A germline mutation is characterised by a change in bases that occurs within the gamete cells, thus resulting in these mutations to be present in every somatic cell of an individual. Given that germline mutagenesis is a fundamental biological process driving heritable genetic variation, identifying germline variants which attribute to a particular disease can be a challenging task. We have developed a germline variant discovery pipeline that utilises two independent variant callers; GATK Haplotype caller and Freebayes (Figure 2). This pipeline accepts both exome and whole genome sequencing data, in addition to an optional pedigree (PED) file to allow overlap between disease affected/unaffected family members.
Figure 2 - A flowchart depicting UEA MED genomics QC and germline pipeline.

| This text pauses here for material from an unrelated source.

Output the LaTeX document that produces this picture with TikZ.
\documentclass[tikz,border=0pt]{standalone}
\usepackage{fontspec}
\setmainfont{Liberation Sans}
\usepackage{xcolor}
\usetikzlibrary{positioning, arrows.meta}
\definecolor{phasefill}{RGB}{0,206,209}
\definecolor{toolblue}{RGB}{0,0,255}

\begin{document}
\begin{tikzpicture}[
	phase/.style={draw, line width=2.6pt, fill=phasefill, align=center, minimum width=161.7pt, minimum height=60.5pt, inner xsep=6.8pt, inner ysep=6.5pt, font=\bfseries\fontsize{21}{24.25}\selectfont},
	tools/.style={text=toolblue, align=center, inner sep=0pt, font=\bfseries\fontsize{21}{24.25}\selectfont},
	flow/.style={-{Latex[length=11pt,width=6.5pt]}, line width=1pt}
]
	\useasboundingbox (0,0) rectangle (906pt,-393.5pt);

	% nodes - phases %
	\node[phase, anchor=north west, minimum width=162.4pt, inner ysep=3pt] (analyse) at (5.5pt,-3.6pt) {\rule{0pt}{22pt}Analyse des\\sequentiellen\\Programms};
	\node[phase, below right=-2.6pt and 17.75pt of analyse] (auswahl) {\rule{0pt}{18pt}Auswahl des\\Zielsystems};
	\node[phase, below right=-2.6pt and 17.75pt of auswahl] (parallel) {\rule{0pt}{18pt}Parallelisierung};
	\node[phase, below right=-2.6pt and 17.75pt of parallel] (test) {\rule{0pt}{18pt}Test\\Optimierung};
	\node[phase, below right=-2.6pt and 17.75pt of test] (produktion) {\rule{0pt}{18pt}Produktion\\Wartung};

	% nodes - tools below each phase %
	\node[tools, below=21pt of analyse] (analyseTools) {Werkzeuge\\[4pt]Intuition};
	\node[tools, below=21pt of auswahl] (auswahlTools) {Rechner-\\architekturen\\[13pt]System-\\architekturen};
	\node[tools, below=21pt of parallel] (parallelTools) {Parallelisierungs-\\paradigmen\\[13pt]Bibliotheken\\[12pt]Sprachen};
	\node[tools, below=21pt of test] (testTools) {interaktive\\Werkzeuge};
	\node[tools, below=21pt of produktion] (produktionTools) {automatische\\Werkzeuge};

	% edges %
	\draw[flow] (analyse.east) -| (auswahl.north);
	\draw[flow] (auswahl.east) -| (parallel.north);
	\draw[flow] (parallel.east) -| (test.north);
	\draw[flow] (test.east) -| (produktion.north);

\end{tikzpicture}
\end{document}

The GATK module includes all the recommended tools described from the Germline short variant discovery (SNPs + Indels workflow). This module automates 11 processes including recalibration against known common variants, variant calling (HaplotypeCaller), convolutional neural network variant scoring and filtering to produce a list of high quality variants. In contrast, our Freebayes module utilises a bayesian approach which then filters variants based on quality scores and depth (https://github.com/ekg/freebayes).

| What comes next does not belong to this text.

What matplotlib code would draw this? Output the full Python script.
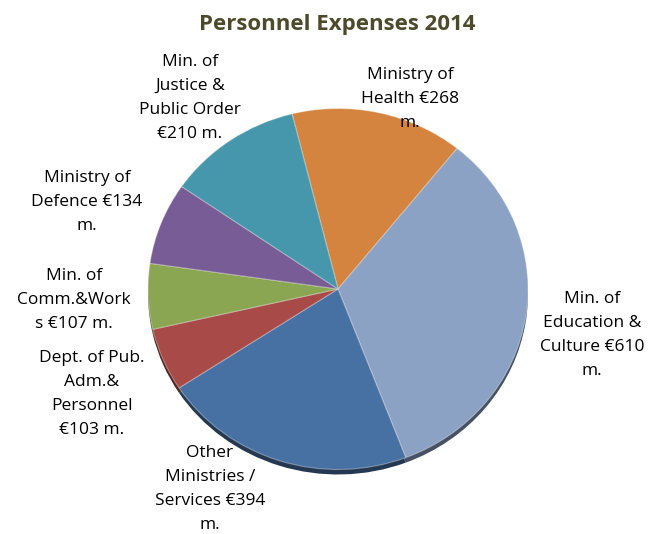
import matplotlib
matplotlib.use("Agg")
import matplotlib.pyplot as plt
import numpy as np
from matplotlib.colors import to_rgb

categories = ["Ministry of Health", "Min. of Education & Culture", "Other Ministries / Services",
              "Dept. of Pub. Adm.& Personnel", "Min. of Comm.&Works", "Ministry of Defence",
              "Min. of Justice & Public Order"]
values = [268, 610, 394, 103, 107, 134, 210]
labels = ["Ministry of\nHealth €268\nm.",
          "Min. of\nEducation &\nCulture €610\nm.",
          "Other\nMinistries /\nServices €394\nm.",
          "Dept. of Pub.\nAdm.&\nPersonnel\n€103 m.",
          "Min. of\nComm.&Work\ns €107 m.",
          "Ministry of\nDefence €134\nm.",
          "Min. of\nJustice &\nPublic Order\n€210 m."]
colors = ["#D4843F", "#8CA2C5", "#4770A3", "#A84A48", "#8BA652", "#785C95", "#4697AB"]
label_pos = [(410, 99), (592, 335), (210, 489), (92, 394), (74, 300), (87, 202), (190, 98)]

W, H = 648, 534
fig = plt.figure(figsize=(W / 100, H / 100), dpi=100)
ax = fig.add_axes([0, 0, 1, 1])
sy = 0.95
cx, cy_px, r = 338, 289, 190
cy = (H - cy_px) / sy

def darken(c, f):
    return tuple(np.array(to_rgb(c)) * f)

# 3D rim (shadow pie)
ax.pie(values, colors=[darken(c, 0.5) for c in colors], startangle=104, counterclock=False,
       radius=r, center=(cx, cy - 5 / sy), wedgeprops=dict(linewidth=0), frame=True)
ax.pie(values, colors=colors, startangle=104, counterclock=False, radius=r, center=(cx, cy),
       wedgeprops=dict(linewidth=0.8, edgecolor=(1, 1, 1, 0.35)), frame=True)
ax.set_aspect("auto")
ax.set_xlim(0, W)
ax.set_ylim(0, H / sy)
ax.axis("off")

font = "Open Sans"
for lab, (x, y) in zip(labels, label_pos):
    fig.text(x / W, 1 - y / H, lab, ha="center", va="center", fontsize=12.5,
             family=font, color="#000000", linespacing=1.65, multialignment="center")

fig.text(337 / W, 1 - 30 / H, "Personnel Expenses 2014", ha="center", va="baseline",
         fontsize=16, fontweight="bold", family=font, color="#4D4A2C")

fig.savefig("out.png", dpi=100)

Next, variants called by GATK haplotype caller and Freebayes are overlapped and annotated using variant effect predictor (VEP). Common variants are filtered using the GnomAD database for sequencing data using user define cut off values; SIFT and PolyPhen are used to predict the deleteriousness of variant (figure 2). A user-friendly html report is created providing interactive tables and plots allowing users to interrogate the new rare-variant results - an example of this report can be found here in the Cholesteatoma project we have recently processed (as of Sept 2020).